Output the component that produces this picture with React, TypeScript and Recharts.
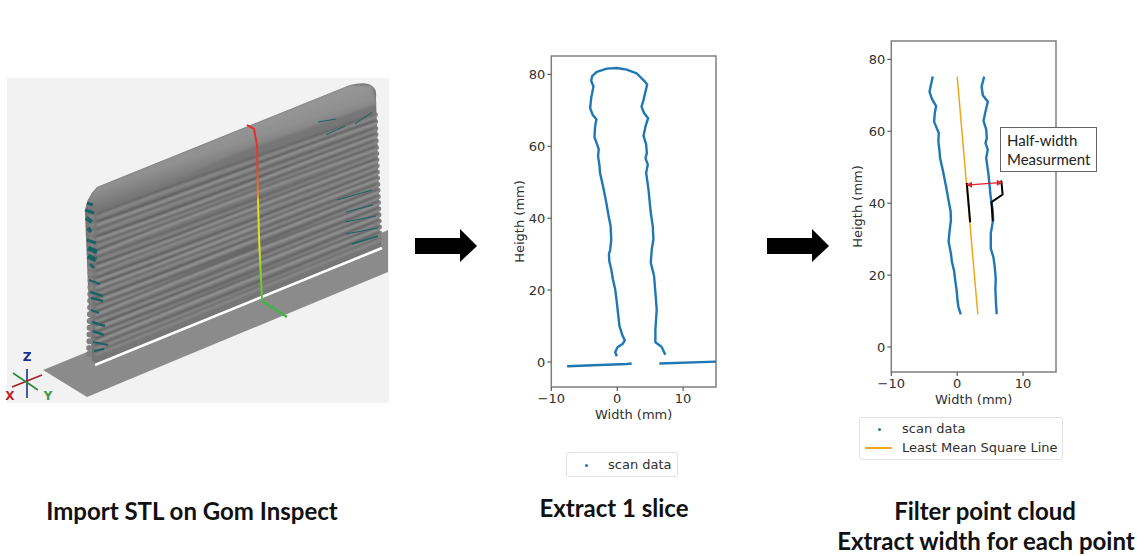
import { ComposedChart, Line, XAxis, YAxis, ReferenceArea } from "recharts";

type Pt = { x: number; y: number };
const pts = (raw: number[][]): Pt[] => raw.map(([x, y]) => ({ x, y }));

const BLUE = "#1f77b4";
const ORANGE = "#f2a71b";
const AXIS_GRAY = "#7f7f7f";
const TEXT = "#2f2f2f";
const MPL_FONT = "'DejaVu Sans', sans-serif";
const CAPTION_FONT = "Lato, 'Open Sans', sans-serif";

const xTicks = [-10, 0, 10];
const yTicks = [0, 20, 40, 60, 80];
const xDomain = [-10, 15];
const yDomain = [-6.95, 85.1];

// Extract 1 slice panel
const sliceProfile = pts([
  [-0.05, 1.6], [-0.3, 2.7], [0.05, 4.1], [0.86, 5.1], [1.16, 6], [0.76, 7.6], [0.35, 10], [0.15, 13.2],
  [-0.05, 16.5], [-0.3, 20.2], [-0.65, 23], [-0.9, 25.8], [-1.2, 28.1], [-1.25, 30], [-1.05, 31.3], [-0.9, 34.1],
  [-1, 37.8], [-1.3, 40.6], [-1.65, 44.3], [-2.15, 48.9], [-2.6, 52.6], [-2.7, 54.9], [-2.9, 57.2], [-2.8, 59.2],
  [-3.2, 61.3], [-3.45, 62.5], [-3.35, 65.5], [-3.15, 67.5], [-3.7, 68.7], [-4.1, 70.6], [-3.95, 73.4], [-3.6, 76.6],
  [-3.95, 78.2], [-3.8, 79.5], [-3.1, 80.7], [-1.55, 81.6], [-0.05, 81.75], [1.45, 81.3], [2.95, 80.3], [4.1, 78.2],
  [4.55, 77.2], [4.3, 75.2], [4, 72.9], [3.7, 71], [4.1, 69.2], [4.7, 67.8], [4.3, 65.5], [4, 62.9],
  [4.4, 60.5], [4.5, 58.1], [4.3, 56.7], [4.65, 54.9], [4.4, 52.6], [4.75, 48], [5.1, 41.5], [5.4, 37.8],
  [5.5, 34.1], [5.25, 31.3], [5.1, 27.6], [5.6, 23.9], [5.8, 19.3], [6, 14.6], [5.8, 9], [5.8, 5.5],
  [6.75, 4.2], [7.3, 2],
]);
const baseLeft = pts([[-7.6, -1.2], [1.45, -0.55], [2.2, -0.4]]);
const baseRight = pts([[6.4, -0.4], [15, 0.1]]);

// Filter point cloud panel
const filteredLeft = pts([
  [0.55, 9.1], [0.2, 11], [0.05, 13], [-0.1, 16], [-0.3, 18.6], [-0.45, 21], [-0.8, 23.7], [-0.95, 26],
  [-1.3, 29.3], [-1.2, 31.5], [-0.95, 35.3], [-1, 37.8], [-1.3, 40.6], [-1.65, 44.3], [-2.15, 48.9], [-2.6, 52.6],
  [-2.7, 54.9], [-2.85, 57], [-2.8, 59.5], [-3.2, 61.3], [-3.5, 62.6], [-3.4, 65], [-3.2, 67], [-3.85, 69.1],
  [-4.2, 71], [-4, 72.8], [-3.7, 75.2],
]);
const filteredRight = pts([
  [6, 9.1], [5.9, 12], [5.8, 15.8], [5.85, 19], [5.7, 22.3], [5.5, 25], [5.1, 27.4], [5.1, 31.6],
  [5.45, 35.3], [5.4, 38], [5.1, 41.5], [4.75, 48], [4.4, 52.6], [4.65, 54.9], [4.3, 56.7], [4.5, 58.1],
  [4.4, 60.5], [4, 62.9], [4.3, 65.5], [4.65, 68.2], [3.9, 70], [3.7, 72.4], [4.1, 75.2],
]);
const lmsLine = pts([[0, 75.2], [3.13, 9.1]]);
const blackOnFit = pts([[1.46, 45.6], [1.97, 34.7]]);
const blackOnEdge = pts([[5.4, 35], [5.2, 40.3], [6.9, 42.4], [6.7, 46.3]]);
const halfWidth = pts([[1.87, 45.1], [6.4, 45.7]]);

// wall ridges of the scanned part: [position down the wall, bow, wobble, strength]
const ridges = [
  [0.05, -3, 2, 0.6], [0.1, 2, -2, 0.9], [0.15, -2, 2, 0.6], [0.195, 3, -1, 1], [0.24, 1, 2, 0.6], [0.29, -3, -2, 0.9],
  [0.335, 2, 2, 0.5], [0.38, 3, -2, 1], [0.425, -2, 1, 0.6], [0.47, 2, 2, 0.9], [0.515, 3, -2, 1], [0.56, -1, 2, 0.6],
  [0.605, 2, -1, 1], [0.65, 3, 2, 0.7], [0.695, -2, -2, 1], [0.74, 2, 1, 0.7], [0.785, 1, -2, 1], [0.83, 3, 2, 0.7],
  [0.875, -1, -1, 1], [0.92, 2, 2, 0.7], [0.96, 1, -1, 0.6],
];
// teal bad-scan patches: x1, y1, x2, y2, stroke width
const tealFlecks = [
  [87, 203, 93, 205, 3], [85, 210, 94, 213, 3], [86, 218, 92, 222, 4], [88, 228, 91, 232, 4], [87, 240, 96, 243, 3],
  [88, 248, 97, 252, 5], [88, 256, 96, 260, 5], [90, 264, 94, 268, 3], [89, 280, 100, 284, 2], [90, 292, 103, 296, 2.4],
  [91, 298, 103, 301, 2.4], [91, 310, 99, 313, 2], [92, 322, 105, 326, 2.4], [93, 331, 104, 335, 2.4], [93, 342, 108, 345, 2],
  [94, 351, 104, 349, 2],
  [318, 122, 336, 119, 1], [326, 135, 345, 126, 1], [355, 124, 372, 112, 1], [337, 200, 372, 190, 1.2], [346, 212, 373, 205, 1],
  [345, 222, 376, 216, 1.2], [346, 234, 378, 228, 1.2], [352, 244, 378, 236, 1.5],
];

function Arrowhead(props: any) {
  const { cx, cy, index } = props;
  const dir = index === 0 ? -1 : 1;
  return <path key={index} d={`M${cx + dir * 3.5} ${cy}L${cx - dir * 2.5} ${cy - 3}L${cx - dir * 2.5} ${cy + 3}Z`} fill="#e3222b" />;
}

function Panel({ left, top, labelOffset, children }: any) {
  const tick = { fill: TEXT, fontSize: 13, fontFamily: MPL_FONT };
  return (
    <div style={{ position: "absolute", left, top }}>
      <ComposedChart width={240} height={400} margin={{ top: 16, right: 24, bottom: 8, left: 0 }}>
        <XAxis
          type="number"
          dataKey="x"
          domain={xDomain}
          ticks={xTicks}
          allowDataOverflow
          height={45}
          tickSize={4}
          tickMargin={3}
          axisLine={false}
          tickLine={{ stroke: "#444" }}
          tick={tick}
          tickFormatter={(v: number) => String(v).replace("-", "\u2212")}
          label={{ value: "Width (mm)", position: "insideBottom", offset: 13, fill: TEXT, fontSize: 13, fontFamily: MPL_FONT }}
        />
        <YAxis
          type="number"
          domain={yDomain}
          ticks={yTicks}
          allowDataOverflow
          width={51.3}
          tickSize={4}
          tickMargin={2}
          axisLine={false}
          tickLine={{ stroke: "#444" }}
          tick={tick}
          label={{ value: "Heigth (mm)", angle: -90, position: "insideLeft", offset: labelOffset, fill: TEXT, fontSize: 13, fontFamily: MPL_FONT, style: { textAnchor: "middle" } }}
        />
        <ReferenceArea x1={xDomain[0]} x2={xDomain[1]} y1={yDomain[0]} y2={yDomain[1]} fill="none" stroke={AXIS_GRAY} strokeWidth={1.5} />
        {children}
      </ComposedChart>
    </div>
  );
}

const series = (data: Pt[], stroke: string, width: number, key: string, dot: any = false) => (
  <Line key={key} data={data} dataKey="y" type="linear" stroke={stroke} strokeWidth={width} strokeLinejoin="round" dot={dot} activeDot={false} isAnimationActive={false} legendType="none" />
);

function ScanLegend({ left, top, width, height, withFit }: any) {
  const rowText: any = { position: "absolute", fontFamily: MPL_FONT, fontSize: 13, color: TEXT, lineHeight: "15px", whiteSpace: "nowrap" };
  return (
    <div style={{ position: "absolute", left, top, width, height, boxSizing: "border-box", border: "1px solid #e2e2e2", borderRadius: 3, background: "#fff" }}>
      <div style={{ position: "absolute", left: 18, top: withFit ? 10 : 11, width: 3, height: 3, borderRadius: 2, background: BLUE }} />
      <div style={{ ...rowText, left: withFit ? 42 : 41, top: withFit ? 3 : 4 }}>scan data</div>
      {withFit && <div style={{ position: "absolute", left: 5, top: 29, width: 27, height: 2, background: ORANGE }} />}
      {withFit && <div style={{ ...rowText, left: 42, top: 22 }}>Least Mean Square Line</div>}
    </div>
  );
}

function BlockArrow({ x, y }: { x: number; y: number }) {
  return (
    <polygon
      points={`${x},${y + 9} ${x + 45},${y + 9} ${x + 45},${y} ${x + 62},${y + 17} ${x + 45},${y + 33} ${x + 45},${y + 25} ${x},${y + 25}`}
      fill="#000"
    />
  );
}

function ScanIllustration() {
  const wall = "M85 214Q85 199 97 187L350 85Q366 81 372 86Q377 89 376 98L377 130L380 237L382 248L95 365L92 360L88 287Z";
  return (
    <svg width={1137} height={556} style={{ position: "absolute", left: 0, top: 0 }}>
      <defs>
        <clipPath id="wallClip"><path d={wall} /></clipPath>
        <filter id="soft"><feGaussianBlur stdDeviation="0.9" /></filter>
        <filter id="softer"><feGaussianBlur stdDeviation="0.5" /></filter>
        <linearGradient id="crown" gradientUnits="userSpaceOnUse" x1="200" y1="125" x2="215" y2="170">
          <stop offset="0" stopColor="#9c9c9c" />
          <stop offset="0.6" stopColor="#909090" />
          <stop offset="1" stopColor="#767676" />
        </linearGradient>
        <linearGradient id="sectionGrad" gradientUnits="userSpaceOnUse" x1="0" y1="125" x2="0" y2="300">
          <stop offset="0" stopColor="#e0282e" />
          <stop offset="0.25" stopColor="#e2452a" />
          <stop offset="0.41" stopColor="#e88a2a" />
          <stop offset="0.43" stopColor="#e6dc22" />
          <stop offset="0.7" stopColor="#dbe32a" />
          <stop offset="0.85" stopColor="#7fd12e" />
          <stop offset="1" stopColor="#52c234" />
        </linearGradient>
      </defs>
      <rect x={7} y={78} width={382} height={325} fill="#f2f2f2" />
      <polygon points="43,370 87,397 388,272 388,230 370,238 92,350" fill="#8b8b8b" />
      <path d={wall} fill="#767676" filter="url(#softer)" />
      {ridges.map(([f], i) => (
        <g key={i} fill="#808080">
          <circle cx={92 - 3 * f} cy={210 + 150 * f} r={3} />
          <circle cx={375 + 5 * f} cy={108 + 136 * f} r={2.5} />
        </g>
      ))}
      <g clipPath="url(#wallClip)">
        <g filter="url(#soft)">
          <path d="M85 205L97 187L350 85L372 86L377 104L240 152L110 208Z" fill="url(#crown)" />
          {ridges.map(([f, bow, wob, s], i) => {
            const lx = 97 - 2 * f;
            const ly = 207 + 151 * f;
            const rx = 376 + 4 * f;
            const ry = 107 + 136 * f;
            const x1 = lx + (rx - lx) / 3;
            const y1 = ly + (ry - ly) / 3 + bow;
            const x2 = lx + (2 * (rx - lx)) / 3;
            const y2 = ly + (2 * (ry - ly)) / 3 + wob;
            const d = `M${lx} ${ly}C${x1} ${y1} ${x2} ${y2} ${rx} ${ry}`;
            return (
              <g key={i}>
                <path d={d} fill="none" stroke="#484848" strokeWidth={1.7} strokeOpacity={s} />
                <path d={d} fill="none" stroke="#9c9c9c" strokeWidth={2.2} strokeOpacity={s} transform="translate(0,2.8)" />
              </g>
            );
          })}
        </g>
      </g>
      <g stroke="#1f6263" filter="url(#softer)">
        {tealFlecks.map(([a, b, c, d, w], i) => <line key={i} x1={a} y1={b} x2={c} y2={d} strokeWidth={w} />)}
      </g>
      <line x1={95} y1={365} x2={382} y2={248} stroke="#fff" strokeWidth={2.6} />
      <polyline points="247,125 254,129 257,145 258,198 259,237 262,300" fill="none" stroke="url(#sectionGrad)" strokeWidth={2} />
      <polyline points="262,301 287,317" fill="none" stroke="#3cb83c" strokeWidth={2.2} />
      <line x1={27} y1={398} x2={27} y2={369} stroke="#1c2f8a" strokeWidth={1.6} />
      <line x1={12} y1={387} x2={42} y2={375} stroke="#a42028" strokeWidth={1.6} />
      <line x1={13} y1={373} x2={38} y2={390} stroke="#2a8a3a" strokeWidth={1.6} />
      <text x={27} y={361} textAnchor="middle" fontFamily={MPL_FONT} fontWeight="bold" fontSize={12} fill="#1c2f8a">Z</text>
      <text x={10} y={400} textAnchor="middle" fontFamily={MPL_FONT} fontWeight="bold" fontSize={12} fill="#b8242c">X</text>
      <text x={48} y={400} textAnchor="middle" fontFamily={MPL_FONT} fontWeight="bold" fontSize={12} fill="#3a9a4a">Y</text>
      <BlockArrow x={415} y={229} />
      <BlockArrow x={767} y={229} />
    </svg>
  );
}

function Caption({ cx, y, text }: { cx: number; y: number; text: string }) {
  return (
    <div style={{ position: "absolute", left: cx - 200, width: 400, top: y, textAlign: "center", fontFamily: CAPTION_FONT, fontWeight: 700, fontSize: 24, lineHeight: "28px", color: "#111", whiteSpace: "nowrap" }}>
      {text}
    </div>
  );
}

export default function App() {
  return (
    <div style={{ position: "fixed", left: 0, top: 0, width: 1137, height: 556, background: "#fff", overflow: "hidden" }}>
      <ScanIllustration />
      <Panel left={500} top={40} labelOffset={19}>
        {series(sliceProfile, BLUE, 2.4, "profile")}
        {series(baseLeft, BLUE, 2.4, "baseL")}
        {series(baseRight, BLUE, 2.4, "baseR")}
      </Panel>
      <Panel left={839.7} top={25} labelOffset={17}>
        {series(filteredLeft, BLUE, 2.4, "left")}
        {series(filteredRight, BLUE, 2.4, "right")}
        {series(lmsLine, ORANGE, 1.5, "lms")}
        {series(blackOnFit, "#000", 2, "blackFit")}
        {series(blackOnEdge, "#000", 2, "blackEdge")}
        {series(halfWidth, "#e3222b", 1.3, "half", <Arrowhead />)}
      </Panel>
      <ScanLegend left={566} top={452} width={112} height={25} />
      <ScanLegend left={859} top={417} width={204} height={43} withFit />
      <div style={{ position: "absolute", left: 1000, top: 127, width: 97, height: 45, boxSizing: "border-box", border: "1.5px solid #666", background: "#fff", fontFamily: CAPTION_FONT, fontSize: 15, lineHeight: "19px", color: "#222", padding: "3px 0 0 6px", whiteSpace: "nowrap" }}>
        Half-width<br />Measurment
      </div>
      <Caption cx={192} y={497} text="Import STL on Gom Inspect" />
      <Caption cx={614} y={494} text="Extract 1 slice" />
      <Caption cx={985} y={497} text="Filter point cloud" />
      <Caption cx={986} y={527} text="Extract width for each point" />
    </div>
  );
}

──────

SET TASK: Exactly as they appear, print the lines of the listing above from its first line through the line that contains "const yDomain = [-6.95, 85.1];", minus the pictures.

OUTPUT OF THE EXERCISE:
Output the component that produces this picture with React, TypeScript and Recharts.
import { ComposedChart, Line, XAxis, YAxis, ReferenceArea } from "recharts";

type Pt = { x: number; y: number };
const pts = (raw: number[][]): Pt[] => raw.map(([x, y]) => ({ x, y }));

const BLUE = "#1f77b4";
const ORANGE = "#f2a71b";
const AXIS_GRAY = "#7f7f7f";
const TEXT = "#2f2f2f";
const MPL_FONT = "'DejaVu Sans', sans-serif";
const CAPTION_FONT = "Lato, 'Open Sans', sans-serif";

const xTicks = [-10, 0, 10];
const yTicks = [0, 20, 40, 60, 80];
const xDomain = [-10, 15];
const yDomain = [-6.95, 85.1];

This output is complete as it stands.